Puisent-ils leur force des discours de partis d’extrême-droite ? 

Ils utilisent les faits divers pour amplifier l’adhésion à leurs discours, mais globalement sur Telegram, le discours qui ressort est plutôt celui du rejet des partis. Il s’agit de dire que, de toute façon, les partis politiques ne peuvent plus rien et que le Rassemblement national comme Reconquête sont des partis du système. 

Doit-on craindre une violence qui se substitue à la violence d’état comme le dit Gérald Darmanin ? 

Absolument,  c’est ce qu’ils ont tenté de faire à Romans-sur-Isère. Il y a une enquête en cours sur le meurtre de Thomas à Crépol et ce n’est pas aux citoyens de se faire justice eux même. On ne peut pas tolérer qu’après chaque crime, il y ait des manifestations violentes qui de surcroît ne visent pas forcément les gens impliqués et qui rajoutent du désordre. 

L’annonce de la dissolution de plusieurs groupes d’ultradroite vous semble-t-elle utile ? 

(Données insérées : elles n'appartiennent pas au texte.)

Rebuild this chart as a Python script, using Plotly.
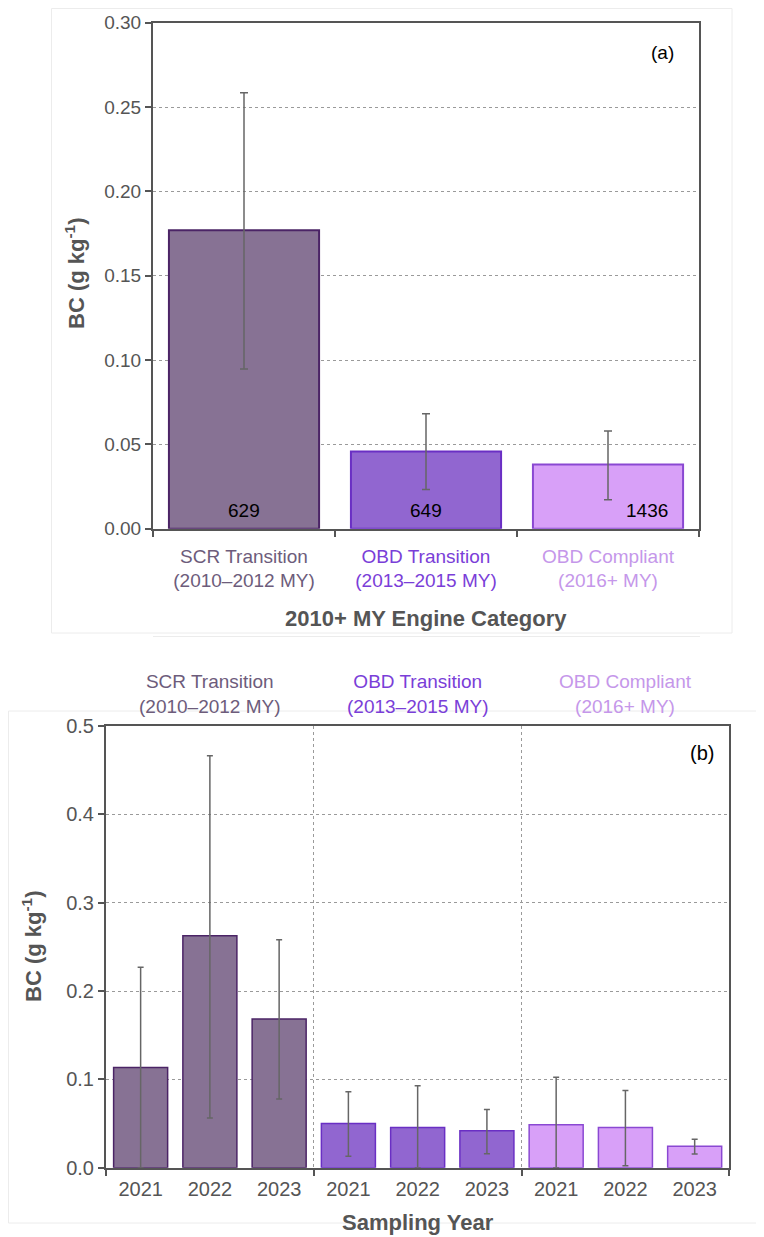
import plotly.graph_objects as go

# panel (a): mean BC by engine category
categories = ["SCR Transition", "OBD Transition", "OBD Compliant"]
category_years = ["(2010–2012 MY)", "(2013–2015 MY)", "(2016+ MY)"]
bc_mean = [0.177, 0.0458, 0.0381]
bc_upper = [0.2585, 0.0682, 0.0579]
bc_lower = [0.0947, 0.0233, 0.0172]
sample_counts = ["629", "649", "1436"]

# panel (b): BC by sampling year within each category
sampling_years = ["2021", "2022", "2023"] * 3
group_of_bar = [0, 0, 0, 1, 1, 1, 2, 2, 2]
year_mean = [0.1133, 0.2625, 0.1682, 0.0500, 0.0455, 0.0417, 0.0485, 0.0455, 0.0242]
year_upper = [0.2269, 0.4664, 0.2580, 0.0860, 0.0928, 0.0659, 0.1023, 0.0875, 0.0322]
year_lower = [0.0, 0.0564, 0.0777, 0.0129, 0.0, 0.0159, 0.0, 0.0023, 0.0155]

fill_colors = ["#877294", "#9166d0", "#d8a0f8"]
line_colors = ["#4b2466", "#6a2fc4", "#8a48d2"]
text_colors = ["#6d5c7b", "#7a3ed8", "#c597ea"]

# the page body keeps its default 8px margin, so the figure is drawn 8px in
OFF = 8
W, H = 764 - OFF, 1237 - OFF
FONT = "Liberation Sans, Arial, Helvetica, sans-serif"
GREY = "#555555"


def px(x):
    return (x - OFF) / W


def py(y):
    return 1 - (y - OFF) / H


fig = go.Figure()

fig.add_trace(go.Bar(
    x=list(range(len(categories))), y=bc_mean, width=0.825,
    marker=dict(color=fill_colors, line=dict(color=line_colors, width=2)),
    error_y=dict(type="data", symmetric=False,
                 array=[u - m for u, m in zip(bc_upper, bc_mean)],
                 arrayminus=[m - l for m, l in zip(bc_mean, bc_lower)],
                 color="#666666", thickness=1.5, width=4),
    xaxis="x", yaxis="y", showlegend=False))

fig.add_trace(go.Bar(
    x=list(range(len(year_mean))), y=year_mean, width=0.78,
    marker=dict(color=[fill_colors[g] for g in group_of_bar],
                line=dict(color=[line_colors[g] for g in group_of_bar], width=1.5)),
    error_y=dict(type="data", symmetric=False,
                 array=[u - m for u, m in zip(year_upper, year_mean)],
                 arrayminus=[m - l for m, l in zip(year_mean, year_lower)],
                 color="#666666", thickness=1.5, width=3),
    xaxis="x2", yaxis="y2", showlegend=False))

top_ticks = ["<span style='color:%s'>%s<br>%s</span>" % (c, n, y)
             for c, n, y in zip(text_colors, categories, category_years)]

axis_common = dict(showline=True, linecolor=GREY, linewidth=2, mirror=True,
                   zeroline=False, tickcolor=GREY, tickwidth=1.5, automargin=False)

fig.update_layout(
    width=W, height=H, margin=dict(l=0, r=0, t=0, b=0),
    paper_bgcolor="white", plot_bgcolor="white",
    font=dict(family=FONT, color=GREY),
    xaxis=dict(domain=[px(153), px(699)], anchor="y", range=[-0.5, 2.5],
               tickmode="array", tickvals=list(range(3)), ticktext=top_ticks,
               ticks="", showgrid=False, tickfont=dict(size=19),
               ticklabelstandoff=9,
               minor=dict(tickmode="array", tickvals=[-0.5, 0.5, 1.5, 2.5],
                          ticks="outside", ticklen=6, tickcolor=GREY, tickwidth=1.5,
                          showgrid=False),
               **axis_common),
    yaxis=dict(domain=[py(528.7), py(22.7)], anchor="x", range=[0, 0.30],
               dtick=0.05, tickformat=".2f", ticks="outside", ticklen=6,
               showgrid=True, gridcolor="#9a9a9a", griddash="dot", gridwidth=1,
               tickfont=dict(size=19), **axis_common),
    xaxis2=dict(domain=[px(106), px(729.3)], anchor="y2", range=[-0.5, 8.5],
                tickmode="array", tickvals=list(range(9)), ticktext=sampling_years,
                ticks="", showgrid=False, tickfont=dict(size=20),
                ticklabelstandoff=2,
                minor=dict(tickmode="array", tickvals=[-0.5, 2.5, 5.5, 8.5],
                           ticks="outside", ticklen=6, tickcolor=GREY, tickwidth=1.5,
                           showgrid=True, gridcolor="#9a9a9a", griddash="dot",
                           gridwidth=1),
                **axis_common),
    yaxis2=dict(domain=[py(1167.7), py(726)], anchor="x2", range=[0, 0.5],
                dtick=0.1, tickformat=".1f", ticks="outside", ticklen=6,
                showgrid=True, gridcolor="#9a9a9a", griddash="dot", gridwidth=1,
                tickfont=dict(size=20), **axis_common),
)

# count labels inside bars (a)
for i, n in enumerate(sample_counts):
    fig.add_annotation(x=i, y=0.0105, xref="x", yref="y", text=n, showarrow=False,
                       xanchor="center", yanchor="middle",
                       xshift=39 if i == 2 else 0,
                       font=dict(size=19, color="black"))

# group labels above (b)
for g in range(3):
    fig.add_annotation(x=3 * g + 1, y=py(694), xref="x2", yref="paper",
                       text="%s<br>%s" % (categories[g], category_years[g]),
                       showarrow=False, xanchor="center", yanchor="middle",
                       font=dict(size=19, color=text_colors[g]))


def label(x, y, text, size, color=GREY, angle=0):
    fig.add_annotation(x=px(x), y=py(y), xref="paper", yref="paper", text=text,
                       textangle=angle, showarrow=False,
                       xanchor="center", yanchor="middle",
                       font=dict(size=size, color=color))


# titles and panel tags
label(75, 274, "<b>BC (g kg<sup>-1</sup>)</b>", 22, angle=-90)
label(426, 618, "<b>2010+ MY Engine Category</b>", 22)
label(32, 947, "<b>BC (g kg<sup>-1</sup>)</b>", 22, angle=-90)
label(418, 1222, "<b>Sampling Year</b>", 22)
label(662, 52, "(a)", 19, color="black")
label(702, 753, "(b)", 20, color="black")

# faint frames around the two panels
faint = dict(color="#ececec", width=1)
fig.add_shape(type="rect", xref="paper", yref="paper",
              x0=px(51.5), x1=px(732), y0=py(633), y1=py(8.5), line=faint)
fig.add_shape(type="line", xref="paper", yref="paper",
              x0=px(153), x1=px(700), y0=py(636.5), y1=py(636.5), line=faint)
fig.add_shape(type="rect", xref="paper", yref="paper",
              x0=px(8.5), x1=px(775), y0=py(1223), y1=py(711), line=faint)

fig.write_html("out.html")
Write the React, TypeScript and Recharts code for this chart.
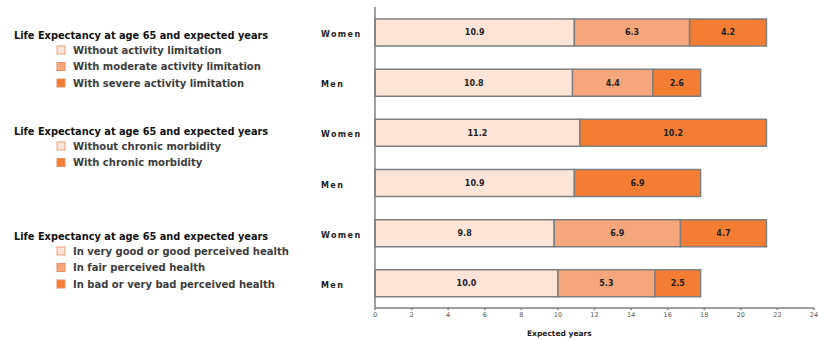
import { Bar, BarChart, LabelList, XAxis, YAxis } from "recharts";

// Life expectancy at 65, split into expected years by health state
const categories = ["Women", "Men", "Women", "Men", "Women", "Men"];
const healthyYears = [10.9, 10.8, 11.2, 10.9, 9.8, 10.0];
const moderateYears = [6.3, 4.4, null, null, 6.9, 5.3];
const severeYears = [4.2, 2.6, 10.2, 6.9, 4.7, 2.5];
const xTicks = [0, 2, 4, 6, 8, 10, 12, 14, 16, 18, 20, 22, 24];

const legendTitle = "Life Expectancy at age 65 and expected years";
const activityItems = [
  "Without activity limitation",
  "With moderate activity limitation",
  "With severe activity limitation",
];
const morbidityItems = ["Without chronic morbidity", "With chronic morbidity"];
const healthItems = [
  "In very good or good perceived health",
  "In fair perceived health",
  "In bad or very bad perceived health",
];

const LIGHT = "#FCE4D6";
const MID = "#F6A67C";
const DARK = "#F37D33";
const EDGE = "#7F7F7F";
const FONT = "'DejaVu Sans', Verdana, sans-serif";

const data = categories.map((sex, i) => ({
  key: `row${i}`,
  sex,
  healthy: healthyYears[i],
  moderate: moderateYears[i],
  severe: severeYears[i],
}));

const legendGroups = [
  { top: 35, items: activityItems, fills: [LIGHT, MID, DARK] },
  { top: 131, items: morbidityItems, fills: [LIGHT, DARK] },
  { top: 236, items: healthItems, fills: [LIGHT, MID, DARK] },
];

const fmt = (v: unknown) => (typeof v === "number" ? v.toFixed(1) : "");

function SexTick(props: any) {
  const { y, payload } = props;
  const row = data.find((d) => d.key === payload.value);
  return (
    <text
      x={321}
      y={y}
      dy={5}
      textAnchor="start"
      fontFamily={FONT}
      fontWeight="bold"
      fontSize={8}
      letterSpacing={1.4}
      fill="#222"
    >
      {row ? row.sex : ""}
    </text>
  );
}

function Legends() {
  return (
    <svg
      width={310}
      height={340}
      style={{ position: "absolute", left: 0, top: 0 }}
      fontFamily={FONT}
    >
      {legendGroups.map((g, gi) => (
        <g key={gi}>
          <text
            x={14}
            y={g.top + 3.5}
            fontSize={9.8}
            fontWeight="bold"
            fill="#111"
          >
            {legendTitle}
          </text>
          {g.items.map((label, i) => {
            const cy = g.top + 15 + i * 16.5;
            return (
              <g key={label}>
                <rect
                  x={57}
                  y={cy - 4}
                  width={8}
                  height={8}
                  fill={g.fills[i]}
                  stroke={i === 0 ? "#E9A27A" : "#E59060"}
                  strokeWidth={1}
                />
                <text
                  x={73}
                  y={cy + 3.5}
                  fontSize={10}
                  fontWeight="bold"
                  fill="#3c3c3c"
                >
                  {label}
                </text>
              </g>
            );
          })}
        </g>
      ))}
    </svg>
  );
}

export default function App() {
  return (
    <div
      style={{
        position: "absolute",
        left: 0,
        top: 0,
        width: 818,
        height: 340,
        background: "#fff",
      }}
    >
      <Legends />
      <BarChart
        width={818}
        height={340}
        data={data}
        layout="vertical"
        margin={{ top: 7, right: 4, left: 0, bottom: 0 }}
        barSize={27}
      >
        <XAxis
          type="number"
          domain={[0, 24]}
          ticks={xTicks}
          interval={0}
          height={32}
          stroke={EDGE}
          strokeWidth={1.5}
          tickSize={2}
          tick={{ fontSize: 6.5, fill: "#555", fontFamily: FONT }}
        />
        <YAxis
          type="category"
          dataKey="key"
          width={375}
          stroke={EDGE}
          strokeWidth={1.5}
          tickLine={false}
          tick={<SexTick />}
        />
        <Bar
          dataKey="healthy"
          stackId="a"
          fill={LIGHT}
          stroke={EDGE}
          strokeWidth={1.5}
          isAnimationActive={false}
        >
          <LabelList
            dataKey="healthy"
            position="center"
            formatter={fmt}
            style={{ fontSize: 8, fontWeight: "bold", fill: "#222", fontFamily: FONT }}
          />
        </Bar>
        <Bar
          dataKey="moderate"
          stackId="a"
          fill={MID}
          stroke={EDGE}
          strokeWidth={1.5}
          isAnimationActive={false}
        >
          <LabelList
            dataKey="moderate"
            position="center"
            formatter={fmt}
            style={{ fontSize: 8, fontWeight: "bold", fill: "#222", fontFamily: FONT }}
          />
        </Bar>
        <Bar
          dataKey="severe"
          stackId="a"
          fill={DARK}
          stroke={EDGE}
          strokeWidth={1.5}
          isAnimationActive={false}
        >
          <LabelList
            dataKey="severe"
            position="center"
            formatter={fmt}
            style={{ fontSize: 8, fontWeight: "bold", fill: "#222", fontFamily: FONT }}
          />
        </Bar>
      </BarChart>
      <div
        style={{
          position: "absolute",
          left: 527,
          top: 329,
          fontFamily: FONT,
          fontSize: 7.5,
          fontWeight: "bold",
          color: "#222",
          whiteSpace: "nowrap",
        }}
      >
        Expected years
      </div>
    </div>
  );
}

Les dissolutions ne résolvent pas tout : à Romans-sur-Isère il y avait des gens appartenant à des groupes qui ont pris la suite de Génération identitaire (mouvement d’ultradroite dissous en 2021). Il faut comprendre qu’éradiquer ce type de groupe n’est pas possible. Dans toutes les démocraties il y a une frange radicale à gauche comme à droite. Il y a toujours des gens racistes, des antisémites violents. Un exemple criant de cela est la première dissolution d’un groupe d'extrême droite en France, intervenue en 1947. On est tout juste 2 ans après l’armistice de 1945. Le procès d'épuration ne sont même pas terminés, les procès des collaborateurs ne sont pas finis, qu’on a déjà des groupes d’ultradroite qui se créent. Cette violence doit être contenue, gérée, mais on n’en viendra jamais à bout.